Some savvy companies, like Bodymetrics and True Fit, use full-body scans and databases of millions of measurements to tell customers their “perfect size.” Others, like New York men’s T-shirt maker Threadmason, geek out on sizing by offering a constantly changing array of 24 different shirt sizes for different builds and torso heights. The company updates sizes based on data about its buyers. Another company, San Francisco’s True&Co., sells bras according to a system that takes into account breast shape as well as the traditional back and bust measurements. The company solicits feedback from customers to uncover new bust profiles.

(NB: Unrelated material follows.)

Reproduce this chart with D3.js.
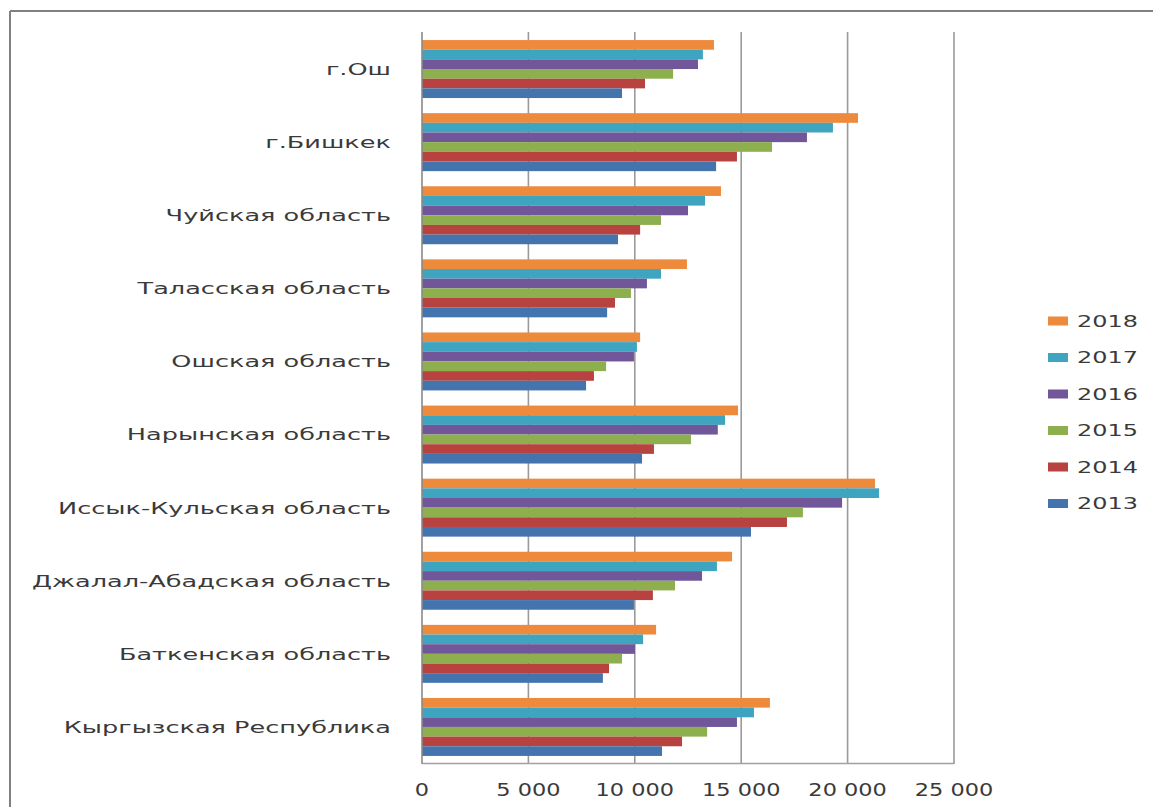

Not that all applications of big data equal good applications of big data, of course. There are privacy concerns, naturally. And the typical buyers of goods from Threadmason or True&Co. live luxuriously, with plenty of income to spare. Threadmason, launched earlier this spring, has only a few thousand customers; True&Co., founded in 2012, has surveyed just over 500,000 women for its sizing model.

But there are signs that the tech-fashion segment is poised to boom. It’s whetted investors’ appetites, for starters: True&Co., Bodymetrics and True Fit have collectively secured more than $25 million in venture capital funding. When the $30 billion big data industry meets the trillion-dollar fashion industry, and when even Burberry and Nordstrom employ data scientists, a boom seems inevitable.


The information fashion brands are collecting could be valuable not just to designers, but also to doctors and public health officials.

Customization might tempt shoppers, but it comes with high costs. Custom manufacturing can get expensive. True&Co., for example, whose bras retail for $40 and up, had to create custom bra molds for its manufacturer in China in order to produce its current collection, which is designed for eight distinct bust shapes. As a result, engineering the ideal fit for those on the extreme ends of the size spectrum is still a challenge.


“It will take a while for the actual physical product to live up to the promise of the data,” admits Michelle Lam, CEO of True&Co.

But there’s another upshot to fashion’s new love for big data. Namely: Companies want to share your data with the wider information universe. For your own good.

Health and wellness industries have probably been among the most successful collectors of data, big and otherwise. And the information fashion brands are collecting could be valuable not just to designers, but also to doctors and public health officials, says Viktor Mayer-Schönberger, who wrote Big Data with Cukier. For instance, sizing data could be used to track the likely incidence of obesity-related illnesses, such as diabetes.


Doctors aren’t yet calling up designers for their info, but fitness companies are. Bodi.me, a London-based company that enables shoppers to find their proper size in 60 brands, has partnered with XBody, a Hungarian company that makes a futuristic workout suit. Wearers of XBody’s suit track their body measurements as they train; that data syncs to Bodi.me’s platform, which offers up sizing recommendations. (Remember when you thought Fitbits were creepy?)

The service, which will launch later this fall, is meant to be motivational: Users can see profiles of themselves with different measurements and virtually try on different fashion labels. And some trainers are sure to use the service to pump up their clients, says Lara Mazzoni, Bodi.me’s CEO.

The list goes on: Another company, OMsignal, has developed exercise shirts that capture data such as its wearer’s heart rate and depth of breath — similar to devices like Fitbit and Jawbone UP. In the future, says Stephane Marceau, the company’s CEO, the app could provide recommendations for specific exercises. And in return, the company uses the data to make better-fitting apparel.

Says Marceau: “It’s an infinite cycle.”